TOPEKA (AP) — As Gov. Kathleen Sebelius waits to become U.S. secretary of health and human services, some Kansas officials are debating whether state oversight of its Medicaid program is strong enough.

The debate focuses on the inspector general’s office, created in 2007 within the Kansas Health Policy Authority to ferret out potential problems in Medicaid. The first inspector general left in October and has told legislators the authority hindered her work.

Some legislators worry that the inspector general isn’t independent enough. The Senate Ways and Means Committee plans to vote Thursday on a bill to move the office to the Legislature’s auditing division.

The authority, which was founded in 2005, contends it has managed the inspector general’s office properly but has asked the attorney general for a review.

Joe Tilghman (TILL-man), the chairman of the authority’s board, has questioned whether moving the inspector general’s office will improve oversight.

Sebelius spokeswoman Beth Martino said: “If closer examination is warranted to ensure the Medicaid program is functioning as it should, the governor supports that effort.”

If Sebelius is confirmed by the U.S. Senate to become HHS secretary, she would oversee the Medicaid program nationwide.

The governor hasn’t been a central player in the debate over Kansas’ inspector general. She appoints three of nine voting members of the authority’s board, and four of her Cabinet secretaries are nonvoting members. The board hires the inspector general.

“That’s a substantial difference from HHS, which is a Cabinet agency, with appointment by the president,” said authority spokesman Peter Hancock.

Sen. Laura Kelly, a Topeka Democrat and Sebelius ally, said: “I don’t think we can pull the governor in on this one.”

The scrutiny came after a legislative audit described $13 million in “suspicious claims” paid by Medicaid in 2005 and 2006, before the authority took over the bulk of the program. In one case, auditors said, the program paid a doctor $941 for a Cesarean section when the patient was an 8-year-old boy.

“Somewhere along the way, it got mired and sidetracked,” said Senate Majority Leader Derek Schmidt, an Independence Republican. “We didn’t quite get some of the mechanics of the office right.”

The Health Policy Authority said the audit showed a relatively small amount of unusual Medicaid payments in the past and the issues aren’t systemwide.

The Medicaid audit, released in December, put the Health Policy Authority on the defensive, even though it didn’t take control of most of the state’s $2.4 billion Medicaid program until July 1, 2006. The program is financed by states and the federal government.

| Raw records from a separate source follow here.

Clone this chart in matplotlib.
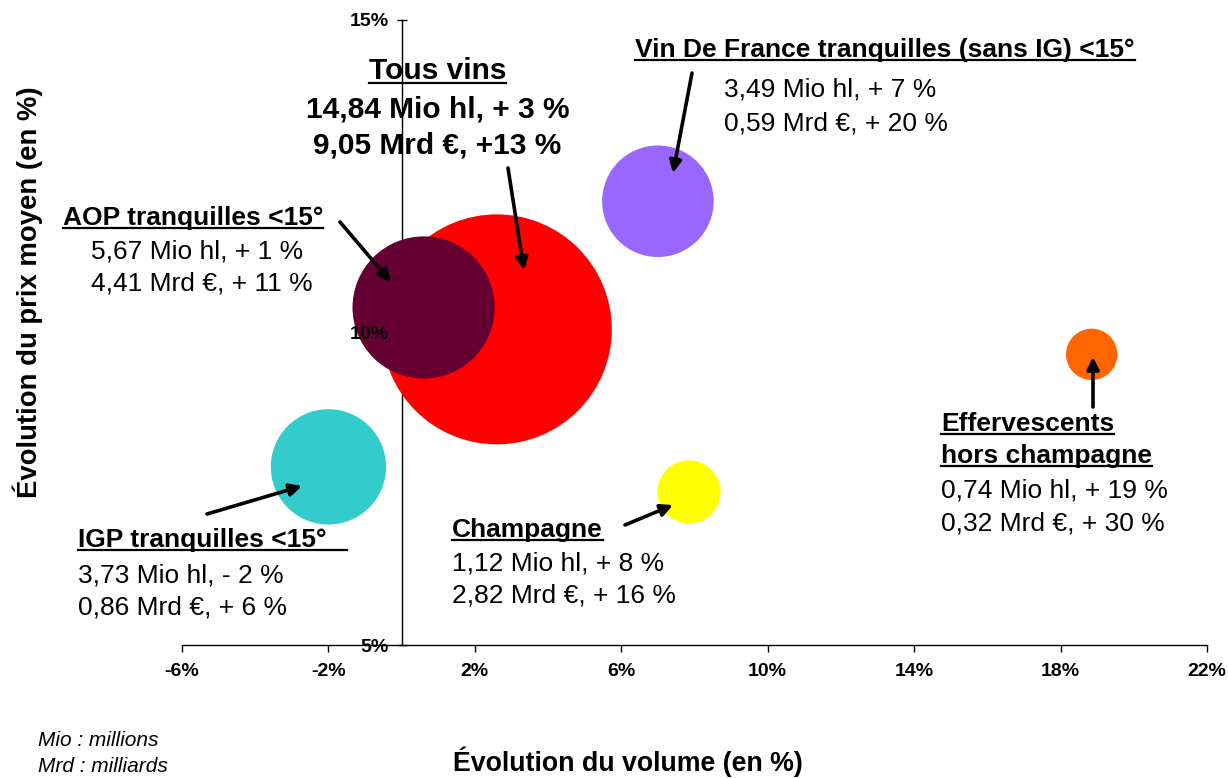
import matplotlib
matplotlib.use("Agg")
import matplotlib.pyplot as plt
from matplotlib.lines import Line2D

plt.rcParams['font.family'] = ['Liberation Sans', 'DejaVu Sans']

# ---------------- data ----------------
segments = ["Tous vins", "AOP tranquilles <15°", "IGP tranquilles <15°",
            "Vin De France tranquilles (sans IG) <15°", "Champagne",
            "Effervescents hors champagne"]
volume_change = [2.6, 0.6, -2.0, 7.0, 7.85, 18.85]      # x, %
price_change = [10.05, 10.4, 7.85, 12.1, 7.45, 9.65]    # y, %
volume_mio_hl = [14.84, 5.67, 3.73, 3.49, 1.12, 0.74]   # bubble size
colors = ["#FF0000", "#660033", "#33CCCC", "#9966FF", "#FFFF00", "#FF6600"]

x_ticks = [-6, -2, 2, 6, 10, 14, 18, 22]
y_ticks = [5, 10, 15]

W, H = 1228, 778
fig = plt.figure(figsize=(W / 100, H / 100), dpi=100)
ax = fig.add_axes([182 / W, 1 - 645 / H, (1207 - 182) / W, (645 - 20) / H])
ax.set_xlim(-6, 22)
ax.set_ylim(5, 15)

size_k = 1848
ax.scatter(volume_change, price_change, s=[v * size_k for v in volume_mio_hl],
           c=colors, edgecolors='none', zorder=2, clip_on=False)

# axes styling
for sp in ['top', 'right']:
    ax.spines[sp].set_visible(False)
ax.spines['left'].set_position(('data', 0))
ax.spines['left'].set_zorder(0.5)
ax.spines['left'].set_linewidth(1.0)
ax.spines['bottom'].set_linewidth(1.0)
ax.set_xticks(x_ticks)
ax.set_xticklabels([f"{v}%" for v in x_ticks], fontsize=14, fontweight='bold')
ax.set_yticks(y_ticks)
ax.set_yticklabels([f"{v}%" for v in y_ticks], fontsize=14, fontweight='bold')
ax.tick_params(axis='x', direction='out', length=5, width=1, pad=8)
ax.tick_params(axis='y', direction='inout', length=7, width=1, pad=6)
ax.yaxis.set_zorder(5)
for i, t in enumerate(ax.yaxis.get_major_ticks()):
    if y_ticks[i] == 10:
        t.tick1line.set_visible(False)

# axis titles
fig.text(628 / W, 1 - 762 / H, "Évolution du volume (en %)", ha='center', va='center',
         fontsize=19.3, fontweight='bold')
fig.text(28 / W, 1 - 292 / H, "Évolution du prix moyen (en %)", ha='center', va='center',
         rotation=90, fontsize=19.8, fontweight='bold')
fig.text(38 / W, 1 - 746 / H, "Mio : millions", ha='left', va='baseline',
         fontsize=15, style='italic')
fig.text(38 / W, 1 - 772 / H, "Mrd : milliards", ha='left', va='baseline',
         fontsize=15, style='italic')

renderer = fig.canvas.get_renderer()


def label(x, yb, s, size=19, bold=False, ha='left', underline=False, ul_extra=0):
    t = fig.text(x / W, 1 - yb / H, s, ha=ha, va='baseline', fontsize=size,
                 fontweight='bold' if bold else 'normal', zorder=6)
    if underline:
        bb = t.get_window_extent(renderer=renderer)
        yy = H - yb - size * 0.12 * 100 / 72
        fig.add_artist(Line2D([bb.x0, bb.x1 + ul_extra], [yy, yy],
                              transform=None, color='black', lw=1.6))
    return t


# Tous vins
label(437.5, 79, "Tous vins", size=21.5, bold=True, ha='center', underline=True)
label(437.5, 117, "14,84 Mio hl, + 3 %", size=21.5, bold=True, ha='center')
label(437.5, 154, "9,05 Mrd €, +13 %", size=21.5, bold=True, ha='center')

# VDF
label(635, 57, "Vin De France tranquilles (sans IG) <15°", bold=True, underline=True)
label(724, 97, "3,49 Mio hl, + 7 %")
label(724, 130, "0,59 Mrd €, + 20 %")

# AOP
label(63, 225, "AOP tranquilles <15°", bold=True, underline=True)
label(91, 258, "5,67 Mio hl, + 1 %")
label(91, 291, "4,41 Mrd €, + 11 %")

# IGP
label(78, 547, "IGP tranquilles <15°", bold=True, underline=True, ul_extra=20)
label(78, 583, "3,73 Mio hl, - 2 %")
label(78, 615, "0,86 Mrd €, + 6 %")

# Champagne
label(452, 537, "Champagne", bold=True, underline=True)
label(452, 571, "1,12 Mio hl, + 8 %")
label(452, 603, "2,82 Mrd €, + 16 %")

# Effervescents
label(941, 431, "Effervescents", bold=True, underline=True)
label(941, 463, "hors champagne", bold=True, underline=True)
label(941, 497, "0,74 Mio hl, + 19 %")
label(941, 530, "0,32 Mrd €, + 30 %")

# arrows (tail -> tip) in image pixels
arrows = [((508, 168), (524, 270)),
          ((692, 73), (673, 173)),
          ((340, 222), (391, 282)),
          ((207, 514), (302, 486)),
          ((625, 525), (673, 505)),
          ((1093, 407), (1093, 357))]
for (tx, ty), (hx, hy) in arrows:
    ax.annotate('', xy=(hx, H - hy), xycoords='figure pixels',
                xytext=(tx, H - ty), textcoords='figure pixels',
                arrowprops=dict(arrowstyle='-|>', lw=2.6, color='black',
                                mutation_scale=18, shrinkA=0, shrinkB=0),
                zorder=6, annotation_clip=False)

fig.savefig("out.png", dpi=100)
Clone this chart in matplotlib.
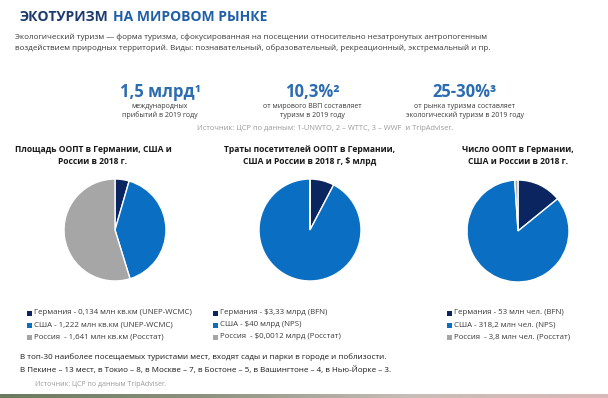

In a response, the authority said “suspicious” payments made up less than 1 percent of the claims paid in 2005-06, and it found reasonable explanations for some of them. Auditors said the Cesarean claim was paid because a clerk mistakenly overrode internal controls.

But Schmidt said the audit demonstrated the need for an inspector general. He said the case for moving the office was bolstered by recent testimony before the Senate committee by Robin Kempf, inspector general from September 2007 until October 2008.

Kempf testified that she left the job after the authority attempted to control her access to legal advice; limit her contacts with legislators and the general public, and interfere with her first audit, on Medicaid-covered home health services.

In an interview, she called the problems “rather textbook.”

“The people who are in leadership in KHPA are the founding leaders, really, and have an incredible amount of ownership,” she said. “The concept of auditing is an outsider coming in and telling you what you’re doing wrong.”

The authority hasn’t named a new inspector general because of a hiring freeze within state government. But it has appointed one of Kempf’s three staff auditors to manage the office.

Hancock said the authority couldn’t address much of Kempf’s testimony publicly because it involves personnel issues. The attorney general’s office is working on a legal opinion about the inspector general for the board, and Tilghman said the board will abide by any recommendations made.

Tilghman, a retired, longtime regional administrator for the HHS division that oversees Medicaid, said keeping the inspector general’s office within the Health Policy Authority allows it to develop expertise. And the board sees the inspector general as “an independent actor,” he said.